Los periodistas son, por lo general, seres curiosos. Yo hace tiempo que dejado de serlo del todo. Hay demasiadas cuestiones que no me interesan y que, al parecer, interesan a los demás. La gente, a mi alrededor, habla de cosas que, como decía Cantinflas, me resultan inverosímiles. Me dan igual. No me pica la curiosidad, muchos asuntos me resbalan o me la traen floja. Evidentemente soy consciente de que es una reducción del campo en el que se mueve el columnista. Vivir como los ingleses en el Sudán acorta el terreno de la intromisión, pero no estar en las redes sociales le libra a uno de tener que padecer la idiocia ajena. Ojos que no ven, corazón que no siente.
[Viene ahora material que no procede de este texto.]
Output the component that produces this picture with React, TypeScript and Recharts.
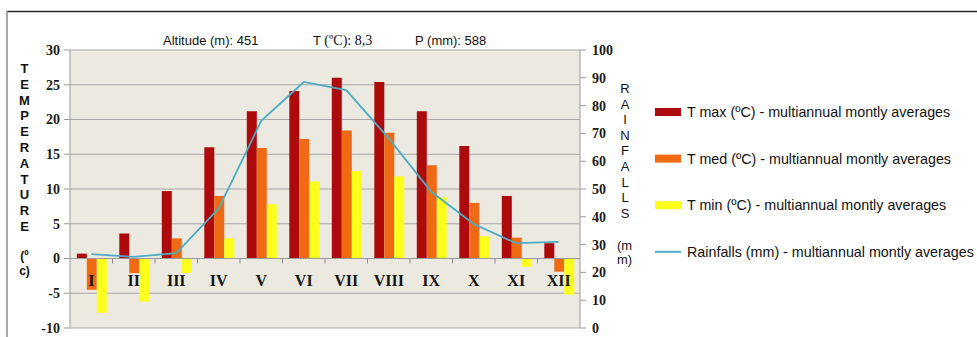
import React from 'react'
import {
  ComposedChart,
  Bar,
  Line,
  XAxis,
  YAxis,
  CartesianGrid,
  ReferenceLine,
  ReferenceDot,
} from 'recharts'

const MONTHS = ['I', 'II', 'III', 'IV', 'V', 'VI', 'VII', 'VIII', 'IX', 'X', 'XI', 'XII']
const T_MAX = [0.7, 3.6, 9.7, 16.0, 21.2, 24.1, 26.0, 25.4, 21.2, 16.2, 9.0, 2.2]
const T_MED = [-4.5, -2.1, 2.9, 9.0, 15.9, 17.2, 18.4, 18.1, 13.4, 8.0, 3.0, -1.9]
const T_MIN = [-7.8, -6.2, -2.1, 2.9, 7.8, 11.1, 12.6, 11.8, 8.8, 3.2, -1.2, -5.2]
const RAINFALL = [26.6, 25.6, 26.9, 43.0, 74.5, 88.5, 85.6, 68.2, 49.0, 37.4, 30.5, 31.0]

const TEMP_TICKS = [-10, -5, 0, 5, 10, 15, 20, 25, 30]
const RAIN_TICKS = [0, 10, 20, 30, 40, 50, 60, 70, 80, 90, 100]

const SERIES = [
  { key: 'tmax', name: 'T max (ºC) - multiannual montly averages', color: '#AD0B0B', kind: 'bar' },
  { key: 'tmed', name: 'T med (ºC) - multiannual montly averages', color: '#F06A14', kind: 'bar' },
  { key: 'tmin', name: 'T min (ºC) - multiannual montly averages', color: '#FFFF1E', kind: 'bar' },
  { key: 'rain', name: 'Rainfalls (mm) - multiannual montly averages', color: '#4BACC6', kind: 'line' },
]

const data = MONTHS.map((month, i) => ({
  month,
  tmax: T_MAX[i],
  tmed: T_MED[i],
  tmin: T_MIN[i],
  rain: RAINFALL[i],
}))

const W = 977
const H = 337
const PLOT_LEFT = 70
const PLOT_RIGHT = 580
const HALF_BAND = (PLOT_RIGHT - PLOT_LEFT) / MONTHS.length / 2

const SANS = '"Liberation Sans", Arial, sans-serif'
const SERIF = '"Liberation Serif", "Times New Roman", serif'
const tickStyle = { fontFamily: SERIF, fontWeight: 700, fontSize: 14, fill: '#1a1a1a' }

function MonthLabel(props: any) {
  const { cx, cy, label, last } = props
  return (
    <g>
      {!last && (
        <line x1={cx + HALF_BAND} x2={cx + HALF_BAND} y1={cy} y2={cy + 5} stroke="#8f8f8f" />
      )}
      <text
        x={cx}
        y={cy + 27}
        textAnchor="middle"
        fontFamily={SERIF}
        fontWeight={700}
        fontSize={16}
        fill="#151515"
      >
        {label}
      </text>
    </g>
  )
}

const TEMP_TITLE = ['T', 'E', 'M', 'P', 'E', 'R', 'A', 'T', 'U', 'R', 'E']
const RAIN_TITLE = ['R', 'A', 'I', 'N', 'F', 'A', 'L', 'L', 'S']

export default function App() {
  return (
    <div style={{ position: 'absolute', left: 0, top: 0, width: W, height: H, background: '#fff' }}>
      <ComposedChart
        width={W}
        height={H}
        data={data}
        margin={{ top: 50, right: 0, bottom: 9, left: 0 }}
        barGap={0}
        barCategoryGap="16%"
      >
        <CartesianGrid yAxisId="left" vertical={false} stroke="#a8a8a8" fill="#ECE9E1" />
        <XAxis dataKey="month" hide />
        <YAxis
          yAxisId="left"
          width={PLOT_LEFT}
          domain={[-10, 30]}
          ticks={TEMP_TICKS}
          interval={0}
          tickSize={6}
          tickMargin={4}
          tickLine={{ stroke: '#9a9a9a' }}
          axisLine={{ stroke: '#9a9a9a' }}
          tick={tickStyle}
        />
        <YAxis
          yAxisId="right"
          orientation="right"
          width={W - PLOT_RIGHT}
          domain={[0, 100]}
          ticks={RAIN_TICKS}
          interval={0}
          tickSize={6}
          tickMargin={6}
          tickLine={{ stroke: '#9a9a9a' }}
          axisLine={{ stroke: '#9a9a9a' }}
          tick={tickStyle}
        />
        {SERIES.filter((s) => s.kind === 'bar').map((s) => (
          <Bar
            key={s.key}
            yAxisId="left"
            dataKey={s.key}
            name={s.name}
            fill={s.color}
            isAnimationActive={false}
          />
        ))}
        <ReferenceLine yAxisId="left" y={0} stroke="#9a9a9a" />
        {MONTHS.map((m, i) => (
          <ReferenceDot
            key={m}
            yAxisId="left"
            x={m}
            y={0}
            r={0}
            shape={(p: any) => <MonthLabel {...p} label={m} last={i === MONTHS.length - 1} />}
          />
        ))}
        <Line
          yAxisId="right"
          type="linear"
          dataKey="rain"
          name={SERIES[3].name}
          stroke={SERIES[3].color}
          strokeWidth={1.8}
          dot={false}
          isAnimationActive={false}
        />
      </ComposedChart>

      <svg
        width={W}
        height={H}
        style={{ position: 'absolute', left: 0, top: 0, pointerEvents: 'none' }}
      >
        <line x1={7} x2={W} y1={11.5} y2={11.5} stroke="#2a2a2a" strokeWidth={1.5} />
        <line x1={7} x2={7} y1={11} y2={H} stroke="#8a8a8a" strokeWidth={1.5} />

        <text x={163} y={44.5} fontFamily={SANS} fontSize={13} fill="#111">
          Altitude (m): 451
        </text>
        <text x={313} y={44.5} fontFamily={SANS} fontSize={13} fill="#111">
          T <tspan fontFamily={SERIF} fontSize={14}>(ºC): 8,3</tspan>
        </text>
        <text x={415} y={44.5} fontFamily={SANS} fontSize={13} fill="#111">
          P (mm): 588
        </text>

        {TEMP_TITLE.map((ch, i) => (
          <text
            key={i}
            x={24.5}
            y={73 + i * 15.8}
            textAnchor="middle"
            fontFamily={SANS}
            fontWeight={700}
            fontSize={13}
            fill="#111"
          >
            {ch}
          </text>
        ))}
        <text x={24.5} y={260} textAnchor="middle" fontFamily={SANS} fontWeight={700} fontSize={12} fill="#111">
          (º
        </text>
        <text x={24.5} y={274.5} textAnchor="middle" fontFamily={SANS} fontWeight={700} fontSize={12} fill="#111">
          c)
        </text>

        {RAIN_TITLE.map((ch, i) => (
          <text
            key={i}
            x={625}
            y={93 + i * 15.6}
            textAnchor="middle"
            fontFamily={SANS}
            fontSize={13}
            fill="#111"
          >
            {ch}
          </text>
        ))}
        <text x={617} y={249.5} fontFamily={SANS} fontSize={13} fill="#111">
          (m
        </text>
        <text x={617} y={264} fontFamily={SANS} fontSize={13} fill="#111">
          m)
        </text>

        {SERIES.map((s, i) => {
          const cy = 112 + i * 46.6
          return (
            <g key={s.key}>
              {s.kind === 'bar' ? (
                <rect x={655} y={cy - 4} width={26} height={8} fill={s.color} />
              ) : (
                <line x1={655} x2={681} y1={cy} y2={cy} stroke={s.color} strokeWidth={2} />
              )}
              <text x={687} y={cy + 5} fontFamily={SANS} fontSize={14.3} fill="#111">
                {s.name}
              </text>
            </g>
          )
        })}
      </svg>
    </div>
  )
}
A mí no me preocupa lo que piensa este o el otro de determinada cuestión. Sólo me interesa lo que algunas personas de probada sabiduría opinan de esto y de aquello. El debate o la discusión están sobrevalorados. ¿Por qué hay que discutirlo todo? No se nos puede olvidar el espíritu crítico pero sí convendría que dejásemos a un lado la manía de confrontar cualquier cosa como si todo fuera el resultado de una opinión permanentemente descabellada.

Mi desinterés, en cualquier caso, y la vida me presenta suficientes secuencias para entenderlo así, es el interés de una gran parte de los mortales. No interpreto siempre bien lo que les importa a muchos de los demás, quizás porque entre los demás ha calado un sentido imperativo de la atención que no comparto.

No sé por qué hay tantas personas sugestionadas con la información al instante. Hemos convertido el tic del teléfono inteligente en una necesidad estúpida. Información al minuto, generalmente, no supone nada. Constatar que seguimos los pasos segundo a segundo de la noticia no siempre significa disfrutar de sus claves. Simplemente la seguimos como un coro que persigue la superficialidad para comunicarse por medio de ella con otros ociosos extremadamente curiosos. Qué pereza.